Perhaps most instructive about the Left’s reaction to Donald Trump was its reaction to Trump’s campaign slogan: “Make America Great Again.” As Shapiro noted, rather than engaging in an argument about whether Trump and his policies could actually make America great, the Left instead claimed “that America was never great, because America’s systems are inherently shot through with evil; that it wasn’t founded in 1776 but in 1619, with the arrival of the first African slaves on American soil.”
And it’s this utter fixation with the sins of our past that distinguishes far leftists from the rest of us. According to them, every worldwide problem — slavery, for example — is the unique fault of America, but every virtue of America is dismissed as an exception to the rule of American evil.
He continues, “When America puts a man on the moon, it’s an achievement of humanity. … But when America participates in slavery historically, it’s not a cruelty and a savagery that’s universal across time and space. That’s instead a unique evil to America. And when people are that intellectually dishonest, you have to assume that they have another agenda. Which of course they do — and that is to tear down the system entirely.”

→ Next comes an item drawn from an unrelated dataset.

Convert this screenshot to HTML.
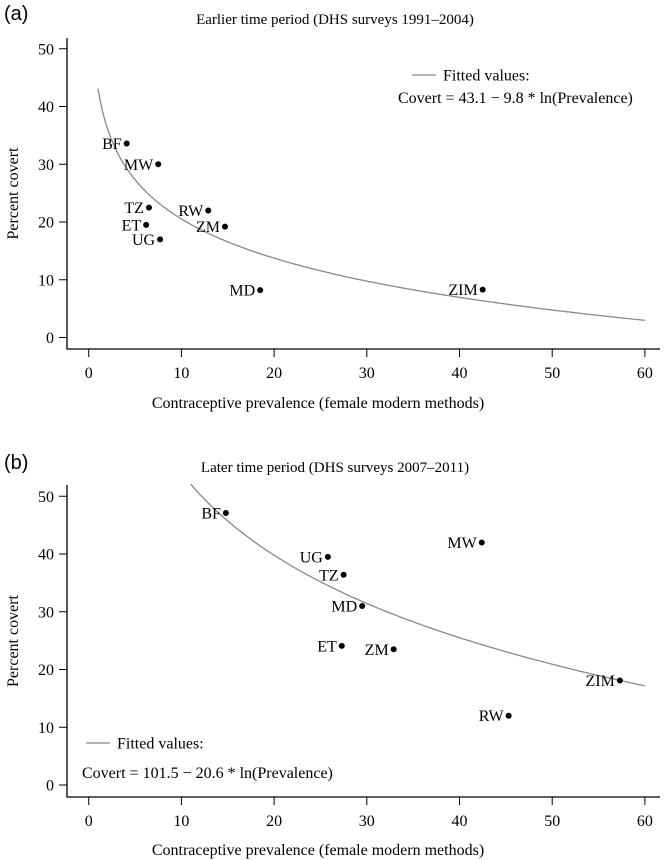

Time was when most Americans would’ve tripped over each other to denounce all this America-hating lunacy from the Left. But not today. Many folks have been cowed into silence by the cancel crowd, and for good reason: Saying the wrong thing could get you ostracized socially or even fired from your job.
“Cancellation isn’t about them coming after you or me,” Shapiro said to Levin, acknowledging their own particular job security. “It’s about them coming after people who don’t have the capacity to defend themselves. There are tens of millions of Americans … who live in fear of being canceled for expressing something as simple as, ‘Yeah, I voted for Trump’ or ‘I’m considering the possibility of voting for President Trump.’”
Cancellation fits within a larger framework of failure, and failure is precisely the goal of the Disintegrationist Left. Why? “Because,” as Shapiro explains, “any success is going to be attributed to the broader American system.” Thus, unemployment and inequality and crime and urban blight and rioting and statue toppling are desirable, since they make clear that the entire system is to blame and must therefore be taken down.
When seen in that light, the failure — and even the outright refusal — of Democrats to effectively govern our nation’s big cities starts to make a lot more sense.